# WHAT YOU NEED TO DO
From the very first line of the data to the line containing "const yTicks = [0, 5, 10, 15, 20, 25];", retype everything exactly, leaving the pictures behind.

# DATA BLOCK
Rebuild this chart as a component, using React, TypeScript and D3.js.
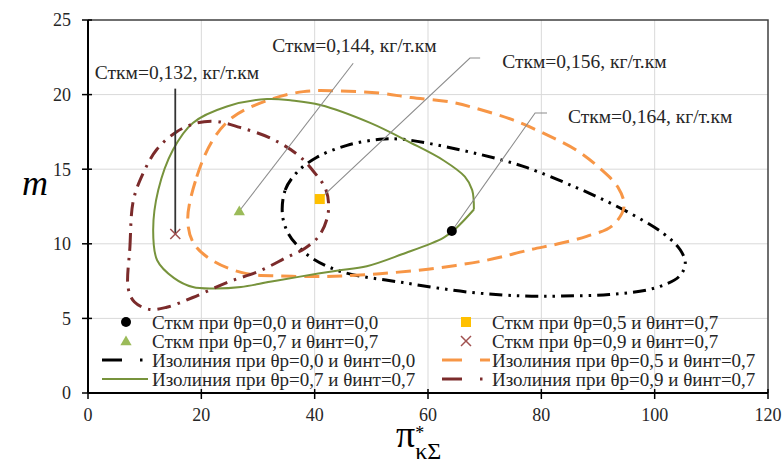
import React from 'react';
import * as d3 from 'd3';

type P = [number, number];

const xTicks = [0, 20, 40, 60, 80, 100, 120];
const yTicks = [0, 5, 10, 15, 20, 25];

// Isoline θр=0,0 и θинт=0,0 (closed)
const iso00: P[] = [
  [34.3, 12.0], [34.8, 13.6], [36.9, 14.8], [40.4, 15.8], [45.7, 16.6], [51.5, 17.0],
  [55.6, 17.0], [65.6, 16.3], [73.2, 15.6], [77.5, 15.1], [86, 13.8], [93.9, 12.4],
  [101.5, 10.7], [104.5, 9.6], [105.4, 8.7], [104.3, 7.8], [99.7, 7.0], [92, 6.6],
  [83.8, 6.5], [76.8, 6.5], [67.4, 6.75], [55.6, 7.4], [45, 8.1], [39.7, 9.0],
  [36.9, 9.9], [35.2, 10.8],
];

// Isoline θр=0,5 и θинт=0,7 (closed)
const iso57: P[] = [
  [17.6, 11.6], [19.2, 14.5], [22.1, 17.0], [25.6, 18.5], [31.6, 19.6], [38, 20.2],
  [44, 20.25], [51.5, 20.1], [57, 19.8], [64, 19.5], [69.2, 19.0], [75, 18.3],
  [81, 17.3], [86.5, 16.2], [90.5, 15.0], [93.5, 13.8], [94.6, 12.5], [92.5, 11.2],
  [88, 10.5], [83, 10.0], [78, 9.6], [70.4, 8.9], [60, 8.3], [51.5, 8.0], [45, 7.85],
  [40, 7.8], [34, 7.85], [28, 8.0], [22.3, 8.8], [18.7, 10.0],
];

// Isoline θр=0,7 и θинт=0,7 (closed, kink at the right end)
const iso77: P[] = [
  [68.1, 12.3], [67.8, 13.6], [66.5, 14.5], [62.7, 15.6], [56.8, 16.8], [49.8, 18.1],
  [41, 19.3], [36, 19.6], [31.6, 19.7], [24.5, 19.2], [18.5, 18.1], [15, 16.3],
  [12.4, 13.6], [11.5, 10.9], [12.2, 8.9], [15.2, 7.7], [18.5, 7.1], [22.1, 7.0],
  [27, 7.1], [32.1, 7.45], [37.4, 7.8], [43.9, 8.2], [49.2, 8.5], [55.4, 9.3],
  [62.7, 10.4], [65.1, 11.1], [68.1, 12.3],
];

// Isoline θр=0,9 и θинт=0,7 (closed)
const iso97: P[] = [
  [7.1, 7.0], [7.4, 9.8], [8.0, 12.9], [9.7, 14.7], [12.1, 16.3], [15.6, 17.5],
  [19.2, 18.1], [22.7, 18.2], [26.8, 17.8], [32.1, 17.1], [36.9, 16.0], [39.7, 14.9],
  [42.0, 13.6], [42.4, 12.1], [40.9, 10.6], [38.3, 9.7], [35.1, 9.1], [30.4, 8.2],
  [24.5, 7.4], [18.5, 6.4], [13.9, 5.75], [10.9, 5.6], [8.2, 6.1],
];

// Optimum points
const pt00: P = [64.2, 10.86];
const pt57: P = [40.9, 13.0];
const pt77: P = [26.7, 12.2];
const pt97: P = [15.4, 10.66];

// Annotation labels: text, text anchor (data), leader start, leader elbow, target
const annTexts = ['Сткм=0,132, кг/т.км', 'Сткм=0,144, кг/т.км', 'Сткм=0,156, кг/т.км', 'Сткм=0,164, кг/т.км'];
const annTextPos: P[] = [[1.2, 21.05], [32.5, 22.85], [73.1, 21.8], [84.7, 18.1]];
const annLineStart: P[] = [[15.4, 20.4], [46.8, 22.1], [69.2, 22.45], [81, 18.77]];
const annLineElbow: P[] = [[15.4, 20.4], [46.8, 22.1], [67.4, 22.45], [78.9, 18.77]];
const annTargets: P[] = [pt97, pt77, pt57, pt00];

const legendLabels = [
  'Сткм при θр=0,0 и θинт=0,0',
  'Сткм при θр=0,5 и θинт=0,7',
  'Сткм при θр=0,7 и θинт=0,7',
  'Сткм при θр=0,9 и θинт=0,7',
  'Изолиния при θр=0,0 и θинт=0,0',
  'Изолиния при θр=0,5 и θинт=0,7',
  'Изолиния при θр=0,7 и θинт=0,7',
  'Изолиния при θр=0,9 и θинт=0,7',
];

const W = 782, H = 464;
const X0 = 88, X1 = 768, Y0 = 20, Y1 = 393;
const FONT = "'Liberation Serif'";

const C_BLACK = '#000000';
const C_ORANGE = '#F79646';
const C_GREEN = '#77933C';
const C_RED = '#7B2B2B';
const C_SQ = '#FFC000';
const C_TRI = '#9BBB59';
const C_X = '#A0504F';

const DASH_BLACK = '13 6 2.5 6 2.5 6';
const DASH_ORANGE = '15 8';
const DASH_RED = '14 7 2.5 7';

export default function App() {
  const xs = d3.scaleLinear().domain([0, 120]).range([X0, X1]);
  const ys = d3.scaleLinear().domain([0, 25]).range([Y1, Y0]);

  const closed = d3.line<P>().x(d => xs(d[0])).y(d => ys(d[1])).curve(d3.curveCatmullRomClosed.alpha(0.5));
  const open = d3.line<P>().x(d => xs(d[0])).y(d => ys(d[1])).curve(d3.curveCatmullRom.alpha(0.5));

  const tri = d3.symbol().type(d3.symbolTriangle).size(55)();
  const ts = { fontFamily: FONT };

  const marker = (kind: number, cx: number, cy: number) => {
    if (kind === 0) return <circle cx={cx} cy={cy} r={5} fill={C_BLACK} />;
    if (kind === 1) return <rect x={cx - 5} y={cy - 5} width={10} height={10} fill={C_SQ} />;
    if (kind === 2) return <path d={tri as string} transform={`translate(${cx},${cy + 1})`} fill={C_TRI} />;
    return (
      <g stroke={C_X} strokeWidth={1.5}>
        <line x1={cx - 5} y1={cy - 5} x2={cx + 5} y2={cy + 5} />
        <line x1={cx - 5} y1={cy + 5} x2={cx + 5} y2={cy - 5} />
      </g>
    );
  };

  const legendLine = (kind: number, lx0: number, lx1: number, y: number) => {
    if (kind === 0)
      return (
        <g>
          <line x1={lx0} y1={y} x2={lx0 + 20} y2={y} stroke={C_BLACK} strokeWidth={3} />
          <line x1={lx0 + 38} y1={y} x2={lx0 + 40.5} y2={y} stroke={C_BLACK} strokeWidth={3} />
        </g>
      );
    if (kind === 1)
      return (
        <g>
          <line x1={lx0} y1={y} x2={lx0 + 20} y2={y} stroke={C_ORANGE} strokeWidth={3} />
          <line x1={lx0 + 38} y1={y} x2={lx1} y2={y} stroke={C_ORANGE} strokeWidth={3} />
        </g>
      );
    if (kind === 2)
      return <line x1={lx0} y1={y} x2={lx1} y2={y} stroke={C_GREEN} strokeWidth={2} />;
    return (
      <g>
        <line x1={lx0} y1={y} x2={lx0 + 20} y2={y} stroke={C_RED} strokeWidth={3} />
        <line x1={lx0 + 38} y1={y} x2={lx0 + 40.5} y2={y} stroke={C_RED} strokeWidth={3} />
      </g>
    );
  };

  const rowY = [322, 341, 360, 379];
  const cols = [
    { lx0: 102, lx1: 148, mx: 126, tx: 152 },
    { lx0: 442, lx1: 490, mx: 466, tx: 492 },
  ];
  const slots: [number, number, number][] = [
    [0, 0, 0], [1, 0, 1], [0, 1, 2], [1, 1, 3],
  ];

  return (
    <svg width={W} height={H} style={{ position: 'absolute', left: 0, top: 0, background: '#fff', fontFamily: FONT }}>
      <rect x={0} y={0} width={W} height={H} fill="#fff" />
      {xTicks.slice(1, -1).map(t => (
        <line key={'gx' + t} x1={xs(t)} x2={xs(t)} y1={Y0} y2={Y1} stroke="#d9d9d9" strokeWidth={1} />
      ))}
      {yTicks.slice(1, -1).map(t => (
        <line key={'gy' + t} x1={X0} x2={X1} y1={ys(t)} y2={ys(t)} stroke="#d9d9d9" strokeWidth={1} />
      ))}
      <path d={`M${X0},${Y0}H${X1}V${Y1}`} fill="none" stroke="#404040" strokeWidth={1.5} />

      <path d={closed(iso00) as string} fill="none" stroke={C_BLACK} strokeWidth={3} strokeDasharray={DASH_BLACK} />
      <path d={closed(iso57) as string} fill="none" stroke={C_ORANGE} strokeWidth={3} strokeDasharray={DASH_ORANGE} />
      <path d={open(iso77) as string} fill="none" stroke={C_GREEN} strokeWidth={2} />
      <path d={closed(iso97) as string} fill="none" stroke={C_RED} strokeWidth={3} strokeDasharray={DASH_RED} />

      {annTexts.map((t, i) => {
        const s = annLineStart[i], e = annLineElbow[i], tg = annTargets[i];
        return (
          <path key={'ld' + i}
            d={`M${xs(s[0])},${ys(s[1])}L${xs(e[0])},${ys(e[1])}L${xs(tg[0])},${ys(tg[1])}`}
            fill="none" stroke={i === 0 ? '#333' : '#8c8c8c'} strokeWidth={i === 0 ? 1.8 : 1.1} />
        );
      })}

      {marker(0, xs(pt00[0]), ys(pt00[1]))}
      {marker(1, xs(pt57[0]), ys(pt57[1]))}
      {marker(2, xs(pt77[0]), ys(pt77[1]))}
      {marker(3, xs(pt97[0]), ys(pt97[1]))}

      {annTexts.map((t, i) => (
        <text key={'at' + i} x={xs(annTextPos[i][0])} y={ys(annTextPos[i][1])} fontSize={19.5} fill="#262626" style={ts}>{t}</text>
      ))}

      <line x1={X0} x2={X0} y1={Y0} y2={Y1} stroke="#000" strokeWidth={2} />
      <line x1={X0} x2={X1} y1={Y1} y2={Y1} stroke="#000" strokeWidth={2} />
      {yTicks.map(t => (
        <g key={'yt' + t}>
          <line x1={X0 - 6} x2={X0 + 4} y1={ys(t)} y2={ys(t)} stroke="#000" strokeWidth={1.5} />
          <text x={X0 - 17} y={ys(t)} dy="0.35em" textAnchor="end" fontSize={18} fill="#262626" style={ts}>{t}</text>
        </g>
      ))}
      {xTicks.map(t => (
        <g key={'xt' + t}>
          <line x1={xs(t)} x2={xs(t)} y1={Y1 - 4} y2={Y1 + 6} stroke="#000" strokeWidth={1.5} />
          <text x={xs(t)} y={Y1 + 22} dy="0.35em" textAnchor="middle" fontSize={18} fill="#262626" style={ts}>{t}</text>
        </g>
      ))}

      <text x={22} y={195} fontSize={36} fontStyle="italic" fill="#000" style={ts}>m</text>
      <text x={396} y={447} fontSize={38} fill="#000" style={ts}>
        π
        <tspan fontSize={18} dy={-8}>*</tspan>
        <tspan fontSize={24} dx={-9} dy={20}>κΣ</tspan>
      </text>

      {slots.map(([c, r, k]) => (
        <g key={'lm' + k}>
          {marker(k, cols[c].mx, rowY[r])}
          <text x={cols[c].tx} y={rowY[r]} dy="0.35em" fontSize={19} fill="#262626" style={ts}>{legendLabels[k]}</text>
        </g>
      ))}
      {slots.map(([c, r, k]) => (
        <g key={'ll' + k}>
          {legendLine(k, cols[c].lx0, cols[c].lx1, rowY[r + 2])}
          <text x={cols[c].tx} y={rowY[r + 2]} dy="0.35em" fontSize={19} fill="#262626" style={ts}>{legendLabels[k + 4]}</text>
        </g>
      ))}
    </svg>
  );
}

# CORRECT RESPONSE
Rebuild this chart as a component, using React, TypeScript and D3.js.
import React from 'react';
import * as d3 from 'd3';

type P = [number, number];

const xTicks = [0, 20, 40, 60, 80, 100, 120];
const yTicks = [0, 5, 10, 15, 20, 25];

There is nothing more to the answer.